__JOB__: In the lines below, output everything from the first line through the line containing "const FS = 21.4;" exactly as it is. Pictures are not part of the output.
===
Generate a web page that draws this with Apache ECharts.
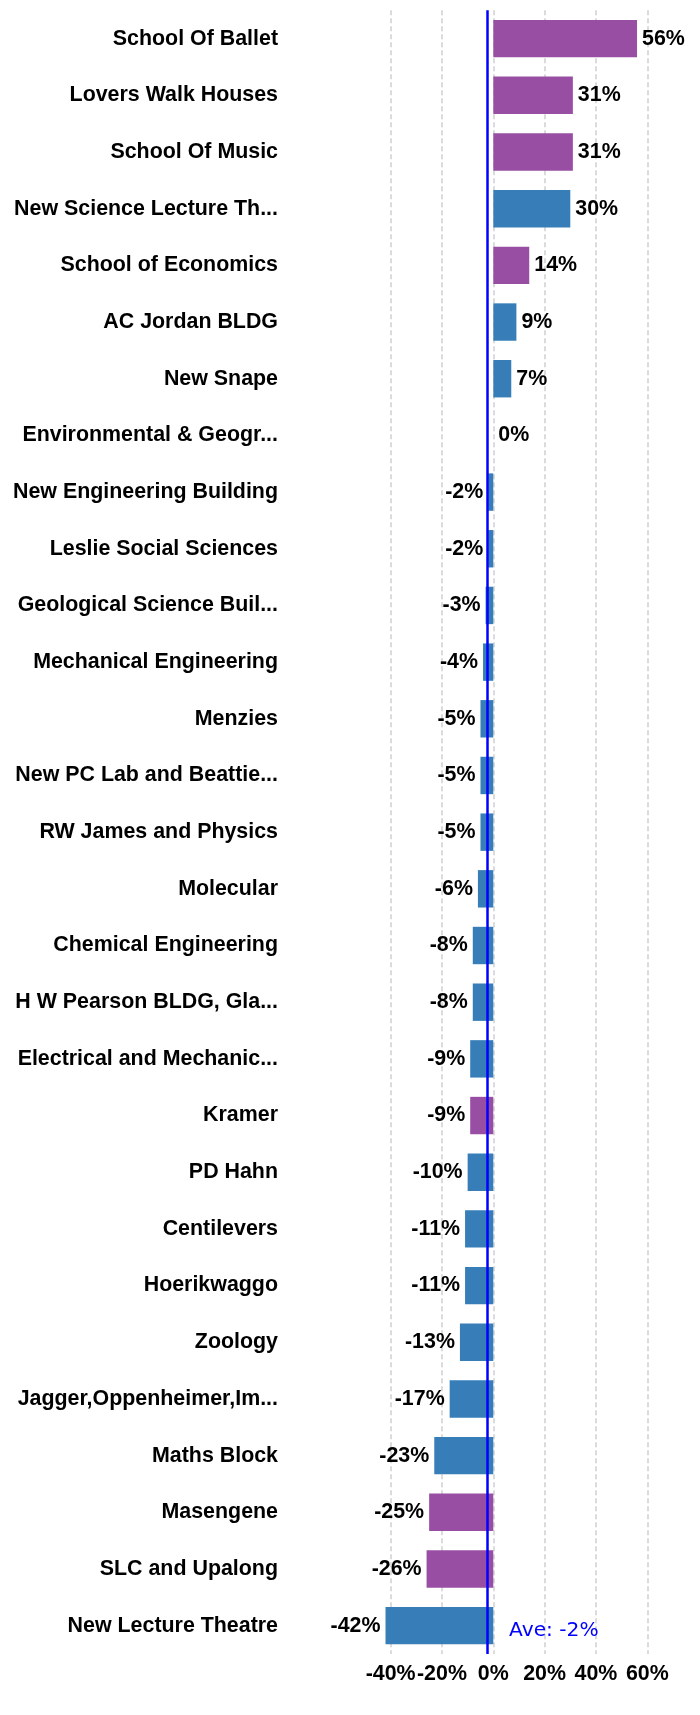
<!DOCTYPE html>
<html>
<head>
<meta charset="utf-8">
<script src="https://cdn.jsdelivr.net/npm/echarts@6/dist/echarts.min.js"></script>
<style>
html,body{margin:0;padding:0;background:#fff;}
#chart{width:700px;height:1715px;}
</style>
</head>
<body>
<div id="chart"></div>
<script>
const categories = [
  "School Of Ballet", "Lovers Walk Houses", "School Of Music", "New Science Lecture Th...",
  "School of Economics", "AC Jordan BLDG", "New Snape", "Environmental & Geogr...",
  "New Engineering Building", "Leslie Social Sciences", "Geological Science Buil...",
  "Mechanical Engineering", "Menzies", "New PC Lab and Beattie...", "RW James and Physics",
  "Molecular", "Chemical Engineering", "H W Pearson BLDG, Gla...", "Electrical and Mechanic...",
  "Kramer", "PD Hahn", "Centilevers", "Hoerikwaggo", "Zoology", "Jagger,Oppenheimer,Im...",
  "Maths Block", "Masengene", "SLC and Upalong", "New Lecture Theatre"
];
const values = [56, 31, 31, 30, 14, 9, 7, 0, -2, -2, -3, -4, -5, -5, -5, -6, -8, -8, -9, -9,
  -10, -11, -11, -13, -17, -23, -25, -26, -42];
// group: 1 = purple, 0 = blue
const groups = [1, 1, 1, 0, 1, 0, 0, 0, 0, 0, 0, 0, 0, 0, 0, 0, 0, 0, 0, 1, 0, 0, 0, 0, 0, 0, 1, 1, 0];
const groupColors = ["#377eb8", "#984ea3"];
const averageValue = -2.5;
const averageLabel = "Ave: -2%";
const xMin = -42, xMax = 60;

const chart = echarts.init(document.getElementById('chart'), null, {renderer: 'canvas'});
const FONT = '"Liberation Sans", Arial, sans-serif';
const FS = 21.4;

const data = values.map((v, i) => ({
  value: v,
  itemStyle: {color: groupColors[groups[i]]},
  label: {position: v < 0 ? 'left' : 'right'}
}));

chart.setOption({
  animation: false,
  backgroundColor: '#fff',
  grid: {left: 385.5, right: 52.7, top: 10.3, bottom: 61, containLabel: false},
  xAxis: {
    type: 'value',
    min: xMin, max: xMax,
    axisLine: {show: false},
    axisTick: {show: false},
    splitLine: {show: true, showMinLine: false, lineStyle: {color: '#cfcfcf', width: 1.5, type: [5, 3]}},
    axisLabel: {
      showMinLabel: false,
      margin: 10,
      color: '#000', fontWeight: 'bold', fontSize: FS, fontFamily: FONT,
      formatter: v => v + '%'
    }
  },
  yAxis: {
    type: 'category',
    inverse: true,
    data: categories,
    axisLine: {show: false},
    axisTick: {show: false},
    splitLine: {show: false},
    axisLabel: {
      margin: 107.5,
      color: '#000', fontWeight: 'bold', fontSize: FS, fontFamily: FONT
    }
  },
  series: [{
    type: 'bar',
    data: data,
    barCategoryGap: '34%',
    label: {
      show: true,
      distance: 5,
      color: '#000', fontWeight: 'bold', fontSize: FS, fontFamily: FONT,
      formatter: p => Math.round(p.value) + '%'
    },
    markLine: {
      silent: true,
      symbol: 'none',
      lineStyle: {color: '#0000ff', width: 2.5, type: 'solid'},
      label: {
        show: true,
        position: 'end',
        offset: [67, -38],
        formatter: averageLabel,
        color: '#0000ff',
        fontSize: 20.2,
        fontFamily: '"DejaVu Sans", Verdana, sans-serif'
      },
      data: [{xAxis: averageValue}]
    }
  }]
});
</script>
</body>
</html>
===
__ANSWER IN FULL__:
Generate a web page that draws this with Apache ECharts.
<!DOCTYPE html>
<html>
<head>
<meta charset="utf-8">
<script src="https://cdn.jsdelivr.net/npm/echarts@6/dist/echarts.min.js"></script>
<style>
html,body{margin:0;padding:0;background:#fff;}
#chart{width:700px;height:1715px;}
</style>
</head>
<body>
<div id="chart"></div>
<script>
const categories = [
  "School Of Ballet", "Lovers Walk Houses", "School Of Music", "New Science Lecture Th...",
  "School of Economics", "AC Jordan BLDG", "New Snape", "Environmental & Geogr...",
  "New Engineering Building", "Leslie Social Sciences", "Geological Science Buil...",
  "Mechanical Engineering", "Menzies", "New PC Lab and Beattie...", "RW James and Physics",
  "Molecular", "Chemical Engineering", "H W Pearson BLDG, Gla...", "Electrical and Mechanic...",
  "Kramer", "PD Hahn", "Centilevers", "Hoerikwaggo", "Zoology", "Jagger,Oppenheimer,Im...",
  "Maths Block", "Masengene", "SLC and Upalong", "New Lecture Theatre"
];
const values = [56, 31, 31, 30, 14, 9, 7, 0, -2, -2, -3, -4, -5, -5, -5, -6, -8, -8, -9, -9,
  -10, -11, -11, -13, -17, -23, -25, -26, -42];
// group: 1 = purple, 0 = blue
const groups = [1, 1, 1, 0, 1, 0, 0, 0, 0, 0, 0, 0, 0, 0, 0, 0, 0, 0, 0, 1, 0, 0, 0, 0, 0, 0, 1, 1, 0];
const groupColors = ["#377eb8", "#984ea3"];
const averageValue = -2.5;
const averageLabel = "Ave: -2%";
const xMin = -42, xMax = 60;

const chart = echarts.init(document.getElementById('chart'), null, {renderer: 'canvas'});
const FONT = '"Liberation Sans", Arial, sans-serif';
const FS = 21.4;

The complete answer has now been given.